One of the books of 2017 that I was looking forward to reading the most, Wonder Woman: Warbringer by Leigh Bardugo is a decent superhero novel that has a good blend of Greek mythology and 21st century action. Bardugo’s writing style is on show, but slightly tempered to fit with the modern-day setting. Themyscira is described eloquently, and Diana’s position on the island is also detailed very well, but once in the modern world of New York the writing doesn’t leap off the page like it does in the later stages where they reach Greece.
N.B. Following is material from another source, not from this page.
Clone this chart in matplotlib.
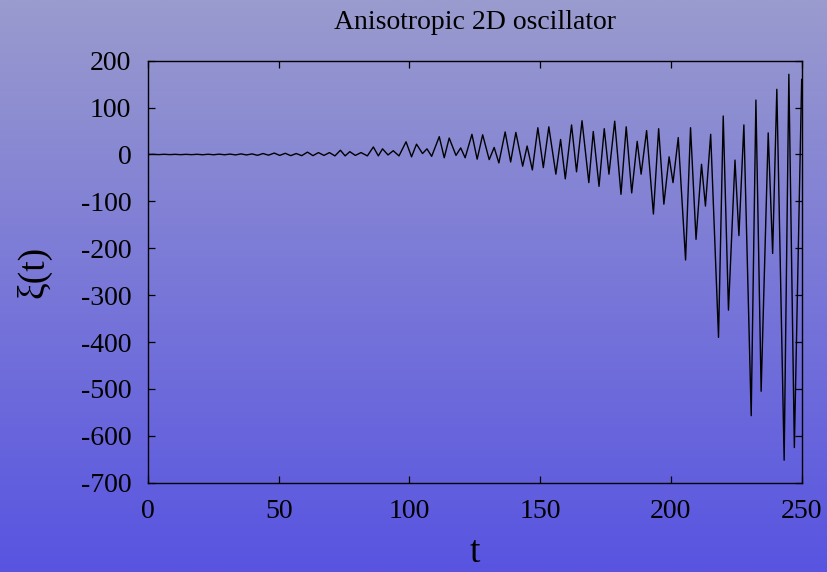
import numpy as np
import matplotlib
matplotlib.use('Agg')
import matplotlib.pyplot as plt
from matplotlib.colors import LinearSegmentedColormap

plt.rcParams['font.family'] = ['Liberation Serif', 'DejaVu Serif']
plt.rcParams['axes.unicode_minus'] = False

# extrema of xi(t)
t_pts = [0.0, 2.0, 4.1, 6.2, 8.3, 10.4, 12.5, 14.6, 16.7, 18.8, 20.9, 23.0, 25.1, 27.2,
         29.3, 31.4, 33.5, 35.6, 37.7, 39.8, 41.9, 44.0, 46.1, 48.3, 50.4, 52.5, 54.6,
         56.7, 58.8, 61.0, 63.1, 65.2, 67.3, 69.4, 71.5, 73.6, 75.4, 77.2, 79.3, 81.5,
         83.9, 86.2, 88.1, 89.7, 91.8, 93.8, 96.0, 98.7, 100.8, 102.7, 105.0, 106.7,
         108.5, 111.4, 113.3, 115.2, 117.8, 119.6, 121.3, 123.9, 125.9, 128.0, 130.5,
         132.4, 134.2, 136.6, 138.7, 140.7, 143.3, 145.0, 147.0, 149.1, 151.2, 153.3,
         156.0, 157.8, 159.6, 162.0, 163.9, 166.0, 168.6, 170.3, 172.5, 174.5, 176.3,
         178.5, 180.9, 182.9, 185.0, 187.1, 188.6, 190.7, 193.3, 195.3, 197.3, 199.3,
         200.8, 202.8, 205.6, 207.5, 209.6, 211.7, 213.2, 215.2, 218.2, 220.0, 222.0,
         224.5, 226.0, 227.9, 230.7, 232.5, 234.5, 237.2, 238.9, 240.5, 243.3, 245.1,
         247.2, 250.0]
xi_pts = [0, 0.3, -0.3, 0.4, -0.3, 0.3, -0.4, 0.3, -0.4, 0.4, -0.6, 0.5, -0.6, 0.7,
          -0.6, 0.8, -0.9, 1.2, -1, 1.2, -1.8, 2, -1.5, 3, -2, 2.5, -2.5,
          2, -2.5, 5, -2.5, 4, -2, 4, -3, 9, -3, 6, -2, 4,
          -3, 16, -3, 12, -1, 8, -3, 27, -5, 22, 2, 12,
          -4, 38, -7, 35, -2, 14, -7, 43, -10, 42, -11,
          15, -18, 48, -16, 47, -25, 18, -33, 57, -28, 59,
          -42, 32, -52, 63, -37, 72, -60, 49, -68, 55, -42,
          71, -85, 59, -82, 28, -42, 51, -127, 55, -106, -5,
          -60, 36, -225, 57, -181, -21, -110, 43, -390, 82, -332,
          -12, -173, 63, -557, 116, -505, 46, -211, 139, -652, 171,
          -625, 160]

x_ticks = [0, 50, 100, 150, 200, 250]
y_ticks = [200, 100, 0, -100, -200, -300, -400, -500, -600, -700]

fig = plt.figure(figsize=(8.28, 5.72), dpi=100)

# gradient background over the whole figure
bg = fig.add_axes([0, 0, 1, 1], zorder=0)
cmap = LinearSegmentedColormap.from_list('bg', ['#9a9bce', '#5854e1'])
bg.imshow(np.linspace(0, 1, 256).reshape(-1, 1), aspect='auto', cmap=cmap,
          extent=[0, 1, 0, 1])
bg.set_axis_off()

ax = fig.add_axes([0.1787, 0.1561, 0.7895, 0.7378], zorder=1)
ax.patch.set_alpha(0)
ax.plot(t_pts, xi_pts, color='black', lw=1.0, solid_joinstyle='round')

ax.set_xlim(0, 250)
ax.set_ylim(-700, 200)
ax.set_xticks(x_ticks)
ax.set_yticks(y_ticks)
ax.tick_params(direction='in', length=5, width=0.9, labelsize=20,
               top=True, right=True, pad=12)
for s in ax.spines.values():
    s.set_linewidth(1.0)

ax.set_title('Anisotropic 2D oscillator', fontsize=20, pad=23)
ax.set_xlabel('t', fontsize=27, labelpad=8)
ax.set_ylabel('ξ(t)', fontsize=27, labelpad=21)

fig.savefig('out.png', dpi=100)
The dialogue was cringe-worthy- the group of characters were meant to be 17, but they were talking as if they were 12. The “bubble bubble” pinky thing was very grating, and the “banter” that Nim and Theo barely raised a smile, let alone a laugh. I would have liked if Alia, Jason, Nim and Theo were better written, as they seemed to be unrealistic, as each of them seem to be geniuses in their own field, which just so happened to fit the storyline- of course one of them is a computer-whizz-kid who can hack any system. Meh.
One of the pitfalls that Warbringer suffers from is the fact that the 2017 blockbuster film Wonder Woman was absolutely brilliant, and Leigh Bardugo’s Six of Crows duology is one of the best YA Fantasy series ever. This book simply didn’t live up to those high standards.
Warbringer is an engaging superhero novel that is written well, and will satisfy plenty of Bardugo and Wonder Woman fans with a decent storyline that makes use of both the ancient and modern worlds. I am unsure whether to continue reading the DC Icon books as the superhero genre seems better suited to the big screen rather than in a novel format.